La politique européenne de voisinage va être un facteur déterminant pour la région. D'ores et déjà, l'Union Européenne en est l'un des principaux fournisseurs d'aides. Ces aides se sont élevées, entre 1992 et 2002, à un milliard d'euros.
L'élargissement de l'Union Européenne a induit la nécessité de mettre en place de nouvelles relations avec les pays du Caucase, ce qui s'est traduit par plusieurs initiatives. Un représentant spécial de l'Union Européenne a ainsi été désigné en juillet 2003. De plus, une politique de voisinage est en train de se mettre en place afin, comme l'a rappelé Monsieur Prodi, d'accorder aux pays de la région un certain nombre d'avantages.

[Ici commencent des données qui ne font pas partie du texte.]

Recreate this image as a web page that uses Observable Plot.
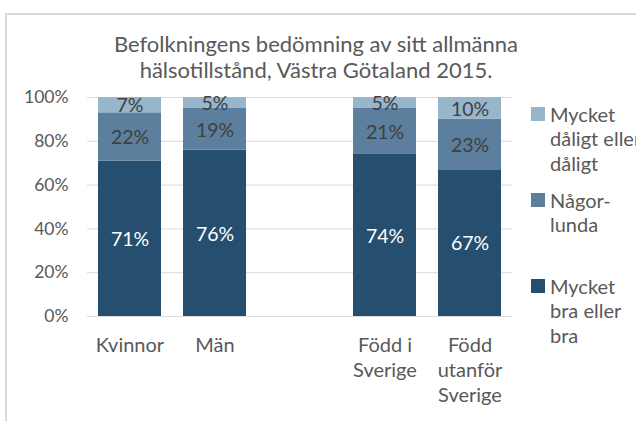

Ces derniers sont les mêmes que ceux dont bénéficient les pays membres (à défaut de la participation aux institutions).
La France souhaite avant tout éviter que le Caucase demeure une zone de rivalités entre diverses puissances. A ce titre, elle essaie de convaincre la Russie de travailler conjointement avec les autres puissances à la stabilisation de la région. Pour ce qui est des conflits régionaux, nous souhaitons renforcer l'influence politique de l'Union Européenne, tout particulièrement au travers des négociations en cours (Haut Karabakh, Abkhazie). Nous voulons encourager la coopération régionale, facteur incontournable de stabilité.